* **Task instructions**: Copy out the data below as written; omit any images.

* **Data shown**:
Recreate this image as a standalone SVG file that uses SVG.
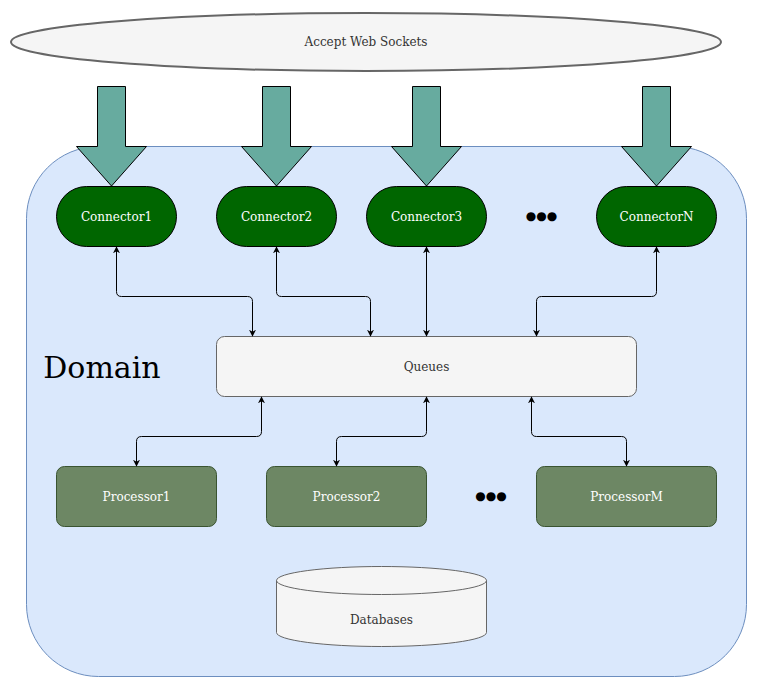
<svg xmlns="http://www.w3.org/2000/svg" width="757" height="687" viewBox="0 0 757 687">
<defs>
<style>
text{font-family:"DejaVu Serif","Liberation Serif",serif;font-size:12px;text-anchor:middle;dominant-baseline:central}
.dark{fill:#333333}
.light{fill:#ffffff}
.blk{fill:#67ab9f;stroke:#000000;stroke-width:1}
.conn{fill:#006600;stroke:#000000;stroke-width:1}
.proc{fill:#6d8764;stroke:#3a5431;stroke-width:1}
.edge{fill:none;stroke:#000000;stroke-width:1;marker-start:url(#ah);marker-end:url(#ah)}
.dots{font-size:12px;fill:#000000}
</style>
<marker id="ah" viewBox="0 0 10 10" refX="9" refY="5" markerWidth="7" markerHeight="7" orient="auto-start-reverse" markerUnits="userSpaceOnUse">
<path d="M0,0 L10,5 L0,10 L3,5 Z" fill="#000000"/>
</marker>
</defs>
<rect width="757" height="687" fill="#ffffff"/>
<g id="domain">
<rect x="26.5" y="146.5" width="720" height="530" rx="72" ry="72" fill="#dae8fc" stroke="#6c8ebf"/>
<text x="102" y="367" style="font-size:30px" fill="#000000">Domain</text>
</g>
<g id="websockets">
<ellipse cx="366" cy="42" rx="355" ry="29" fill="#f5f5f5" stroke="#666666" stroke-width="2"/>
<text class="dark" x="366" y="42">Accept Web Sockets</text>
</g>
<g id="arrows-in">
<path class="blk" d="M97.5,86.5 H125.5 V146.5 H146.5 L111.5,186 L76.5,146.5 H97.5 Z"/>
<path class="blk" d="M262.5,86.5 H290.5 V146.5 H311.5 L276.5,186 L241.5,146.5 H262.5 Z"/>
<path class="blk" d="M412.5,86.5 H440.5 V146.5 H461.5 L426.5,186 L391.5,146.5 H412.5 Z"/>
<path class="blk" d="M642.5,86.5 H670.5 V146.5 H691.5 L656.5,186 L621.5,146.5 H642.5 Z"/>
</g>
<g id="connector1"><rect class="conn" x="56.5" y="186.5" width="120" height="60" rx="30"/><text class="light" x="116.5" y="216.5">Connector1</text></g>
<g id="connector2"><rect class="conn" x="216.5" y="186.5" width="120" height="60" rx="30"/><text class="light" x="276.5" y="216.5">Connector2</text></g>
<g id="connector3"><rect class="conn" x="366.5" y="186.5" width="120" height="60" rx="30"/><text class="light" x="426.5" y="216.5">Connector3</text></g>
<g id="dots1"><text class="dots" x="541.5" y="215.5">●●●</text></g>
<g id="connectorN"><rect class="conn" x="596.5" y="186.5" width="120" height="60" rx="30"/><text class="light" x="656.5" y="216.5">ConnectorN</text></g>
<g id="queues"><rect x="216.5" y="336.5" width="420" height="60" rx="8" fill="#f5f5f5" stroke="#666666"/><text class="dark" x="426.5" y="366.5">Queues</text></g>
<g id="processor1"><rect class="proc" x="56.5" y="466.5" width="160" height="60" rx="8"/><text class="light" x="136.5" y="496.5">Processor1</text></g>
<g id="processor2"><rect class="proc" x="266.5" y="466.5" width="160" height="60" rx="8"/><text class="light" x="346.5" y="496.5">Processor2</text></g>
<g id="dots2"><text class="dots" x="491" y="495.5">●●●</text></g>
<g id="processorM"><rect class="proc" x="536.5" y="466.5" width="180" height="60" rx="8"/><text class="light" x="626.5" y="496.5">ProcessorM</text></g>
<g id="databases">
<path d="M276.5,580.5 A105,14 0 0 1 486.5,580.5 V632.5 A105,14 0 0 1 276.5,632.5 Z" fill="#f5f5f5" stroke="#666666"/>
<path d="M276.5,580.5 A105,14 0 0 0 486.5,580.5" fill="none" stroke="#666666"/>
<text class="dark" x="381.5" y="619.5">Databases</text>
</g>
<g id="connectors">
<path class="edge" d="M116.5,247 V291.5 Q116.5,296.5 121.5,296.5 H247.5 Q252.5,296.5 252.5,301.5 V336"/>
<path class="edge" d="M276.5,247 V291.5 Q276.5,296.5 281.5,296.5 H365.5 Q370.5,296.5 370.5,301.5 V336"/>
<path class="edge" d="M426.5,247 V336"/>
<path class="edge" d="M656.5,247 V291.5 Q656.5,296.5 651.5,296.5 H541.5 Q536.5,296.5 536.5,301.5 V336"/>
<path class="edge" d="M261.5,397 V431.5 Q261.5,436.5 256.5,436.5 H141.5 Q136.5,436.5 136.5,441.5 V466"/>
<path class="edge" d="M426.5,397 V431.5 Q426.5,436.5 421.5,436.5 H341.5 Q336.5,436.5 336.5,441.5 V466"/>
<path class="edge" d="M531.5,397 V431.5 Q531.5,436.5 536.5,436.5 H621.5 Q626.5,436.5 626.5,441.5 V466"/>
</g>
</svg>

* **Output for this task**:
Recreate this image as a standalone SVG file that uses SVG.
<svg xmlns="http://www.w3.org/2000/svg" width="757" height="687" viewBox="0 0 757 687">
<defs>
<style>
text{font-family:"DejaVu Serif","Liberation Serif",serif;font-size:12px;text-anchor:middle;dominant-baseline:central}
.dark{fill:#333333}
.light{fill:#ffffff}
.blk{fill:#67ab9f;stroke:#000000;stroke-width:1}
.conn{fill:#006600;stroke:#000000;stroke-width:1}
.proc{fill:#6d8764;stroke:#3a5431;stroke-width:1}
.edge{fill:none;stroke:#000000;stroke-width:1;marker-start:url(#ah);marker-end:url(#ah)}
.dots{font-size:12px;fill:#000000}
</style>
<marker id="ah" viewBox="0 0 10 10" refX="9" refY="5" markerWidth="7" markerHeight="7" orient="auto-start-reverse" markerUnits="userSpaceOnUse">
<path d="M0,0 L10,5 L0,10 L3,5 Z" fill="#000000"/>
</marker>
</defs>
<rect width="757" height="687" fill="#ffffff"/>
<g id="domain">
<rect x="26.5" y="146.5" width="720" height="530" rx="72" ry="72" fill="#dae8fc" stroke="#6c8ebf"/>
<text x="102" y="367" style="font-size:30px" fill="#000000">Domain</text>
</g>
<g id="websockets">
<ellipse cx="366" cy="42" rx="355" ry="29" fill="#f5f5f5" stroke="#666666" stroke-width="2"/>
<text class="dark" x="366" y="42">Accept Web Sockets</text>
</g>
<g id="arrows-in">
<path class="blk" d="M97.5,86.5 H125.5 V146.5 H146.5 L111.5,186 L76.5,146.5 H97.5 Z"/>
<path class="blk" d="M262.5,86.5 H290.5 V146.5 H311.5 L276.5,186 L241.5,146.5 H262.5 Z"/>
<path class="blk" d="M412.5,86.5 H440.5 V146.5 H461.5 L426.5,186 L391.5,146.5 H412.5 Z"/>
<path class="blk" d="M642.5,86.5 H670.5 V146.5 H691.5 L656.5,186 L621.5,146.5 H642.5 Z"/>
</g>
<g id="connector1"><rect class="conn" x="56.5" y="186.5" width="120" height="60" rx="30"/><text class="light" x="116.5" y="216.5">Connector1</text></g>
<g id="connector2"><rect class="conn" x="216.5" y="186.5" width="120" height="60" rx="30"/><text class="light" x="276.5" y="216.5">Connector2</text></g>
<g id="connector3"><rect class="conn" x="366.5" y="186.5" width="120" height="60" rx="30"/><text class="light" x="426.5" y="216.5">Connector3</text></g>
<g id="dots1"><text class="dots" x="541.5" y="215.5">●●●</text></g>
<g id="connectorN"><rect class="conn" x="596.5" y="186.5" width="120" height="60" rx="30"/><text class="light" x="656.5" y="216.5">ConnectorN</text></g>
<g id="queues"><rect x="216.5" y="336.5" width="420" height="60" rx="8" fill="#f5f5f5" stroke="#666666"/><text class="dark" x="426.5" y="366.5">Queues</text></g>
<g id="processor1"><rect class="proc" x="56.5" y="466.5" width="160" height="60" rx="8"/><text class="light" x="136.5" y="496.5">Processor1</text></g>
<g id="processor2"><rect class="proc" x="266.5" y="466.5" width="160" height="60" rx="8"/><text class="light" x="346.5" y="496.5">Processor2</text></g>
<g id="dots2"><text class="dots" x="491" y="495.5">●●●</text></g>
<g id="processorM"><rect class="proc" x="536.5" y="466.5" width="180" height="60" rx="8"/><text class="light" x="626.5" y="496.5">ProcessorM</text></g>
<g id="databases">
<path d="M276.5,580.5 A105,14 0 0 1 486.5,580.5 V632.5 A105,14 0 0 1 276.5,632.5 Z" fill="#f5f5f5" stroke="#666666"/>
<path d="M276.5,580.5 A105,14 0 0 0 486.5,580.5" fill="none" stroke="#666666"/>
<text class="dark" x="381.5" y="619.5">Databases</text>
</g>
<g id="connectors">
<path class="edge" d="M116.5,247 V291.5 Q116.5,296.5 121.5,296.5 H247.5 Q252.5,296.5 252.5,301.5 V336"/>
<path class="edge" d="M276.5,247 V291.5 Q276.5,296.5 281.5,296.5 H365.5 Q370.5,296.5 370.5,301.5 V336"/>
<path class="edge" d="M426.5,247 V336"/>
<path class="edge" d="M656.5,247 V291.5 Q656.5,296.5 651.5,296.5 H541.5 Q536.5,296.5 536.5,301.5 V336"/>
<path class="edge" d="M261.5,397 V431.5 Q261.5,436.5 256.5,436.5 H141.5 Q136.5,436.5 136.5,441.5 V466"/>
<path class="edge" d="M426.5,397 V431.5 Q426.5,436.5 421.5,436.5 H341.5 Q336.5,436.5 336.5,441.5 V466"/>
<path class="edge" d="M531.5,397 V431.5 Q531.5,436.5 536.5,436.5 H621.5 Q626.5,436.5 626.5,441.5 V466"/>
</g>
</svg>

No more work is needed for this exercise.